Even so, Schauer brought up a little-discussed point that he said is still important to the debate: Are the methods judges and juries currently use to detect veracity any more accurate than a lie detector test?
Schauer said jurors tend to supplement what witnesses say with judgments of how they act. For example, whether a witness looks up or down, fidgets, or speaks slowly or quickly will make jurors more likely to think the witness is lying, even if he or she is not, he said. Additionally, Schauer said both judges and jurors tend to believe a person is more likely to lie if he or she has been convicted of a crime.
“We know from serious research that these alleged indicators of veracity are at best highly unreliable and at worst systematically misleading,” Schauer said.
He cited a study that found people untrained in lie detecting are rarely more than 60 percent reliable in identifying lies, only 10 percent higher than relying on pure chance.

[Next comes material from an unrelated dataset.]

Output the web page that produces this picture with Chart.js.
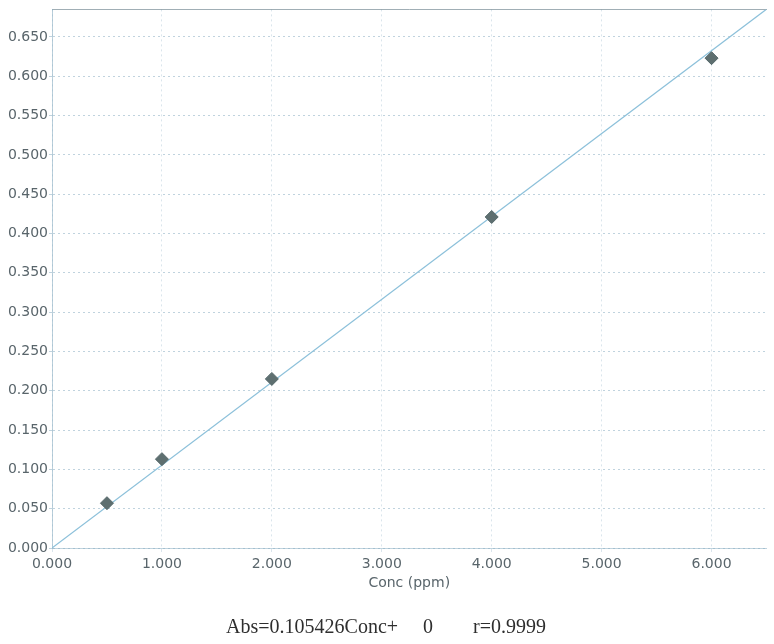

Schauer cautioned audience members to keep the spheres of law and science separate when appropriate. Scientists can determine an acceptable error rate for their experiments, but that error rate may not transfer directly into the field of law, he said.
A conservative estimate of the fMRI’s accuracy in detecting a lie is 60 percent, Schauer said. If those results were the sole evidence used against someone, Schauer said he would need a higher accuracy level to prove guilt beyond a reasonable doubt.
If that same fMRI were being used to prove someone’s innocence, however, the same 60 percent accuracy level is enough to cause reasonable doubt of guilt. In science, there is no such gray area, he said.
“The evaluative standard to be used by the law, even when it is science that is being evaluated, must be based on law’s goals, law’s purposes and law’s structure,” Schauer said. “And is so often the case, what is good outside of law may not be good enough inside it. Less obvious, but often more important, is the corollary: that what is not good enough outside of law may be good enough for parts of law.”